Nissan shares rose 2.7 percent to 847 yen at the 3 p.m. close in Tokyo, the highest since March 4.

Toyota Motor Corp. President Akio Toyoda was paid 136 million yen in the year ended March 31, including a 24 million yen bonus, according to a filing to Japan’s finance ministry last week. Honda Motor Co. President Takanobu Ito earned 130 million yen in the same period.

Toyoda’s pay wasn’t listed a year earlier, indicating he earned less than 100 million yen at the time. Ghosn was paid 891 million yen in the year earlier period.

Nissan’s senior vice president of marketing and sales in Europe, Simon Thomas, left this month to take a job at Volkswagen AG, Ghosn said in an interview.

“Nissan is obviously targeted not just by Japanese companies, but foreign companies going after talent,” Ghosn said.

For his role as CEO of Nissan’s alliance partner Renault SA, the executive was paid 1.2 million euros ($1.7 million) in 2010 after dropping claims to his bonus following a mishandled spying investigation.

Nissan, Japan’s second-largest automaker, boosted global vehicle sales 19 percent to 4.185 million in the year ended March 31 as China sales surged 36 percent and North American deliveries gained 17 percent. The carmaker’s global market share rose 0.3 percentage points to a record 5.8 percent.
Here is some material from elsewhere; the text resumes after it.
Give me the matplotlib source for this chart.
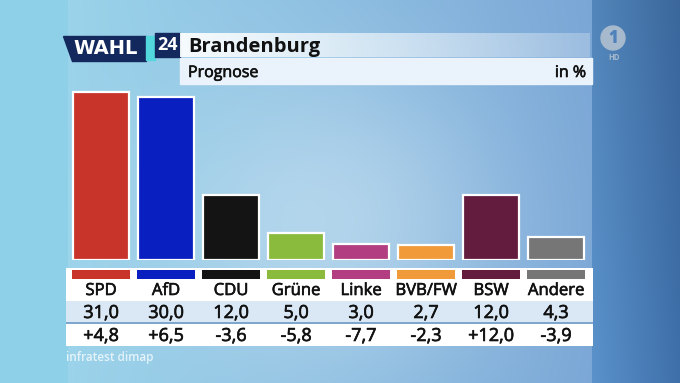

Japanese automakers are recovering from the nation’s record earthquake on March 11, which disrupted auto production. Nissan expects to resume full output worldwide by October, the fastest recovery among the nation’s largest automakers.

Nissan said this month it would pay its top 14 executives and auditors an average of 126 million yen for the year ended March 31. Average pay for nine executives excluding corporate auditors rose 32 percent to 186.4 million yen, more than twice the levels at Toyota and Honda.

Nissan posted net income of 31 billion yen for the three months ended March as global vehicle sales rose 16 percent to 1.2 million. In the same period, Toyota’s profit fell to the lowest in 18 months to 25 billion yen as sales declined 12 percent.

Non-Japanese officials account for 44 percent, or 43 of the top 97 positions at Nissan, and four out of nine, or 44 percent, of its executive committee members, according to the automaker. The top 97 positions include Brazilian, Portuguese, British, French, Dutch, American, Indian, German, Italian, Spanish, Canadian and South African executives, Nissan said.

“There are no other automakers in the world that have this kind of diversity,” Ghosn said. “Because our executive team is so diverse, for compensation, we benchmark some of the similarly diversified companies, and the reason is simple: we compete against these companies for the same pool of multicultural, highly educated and highly mobile talent.”

Ghosn’s total compensation was 0.3 percent of Nissan’s net income for the year ended March 31, compared with an average of 1.4 percent for CEOs at S&P 500 companies, according to Equilar Inc., a Redwood City, California-based executive-pay researcher.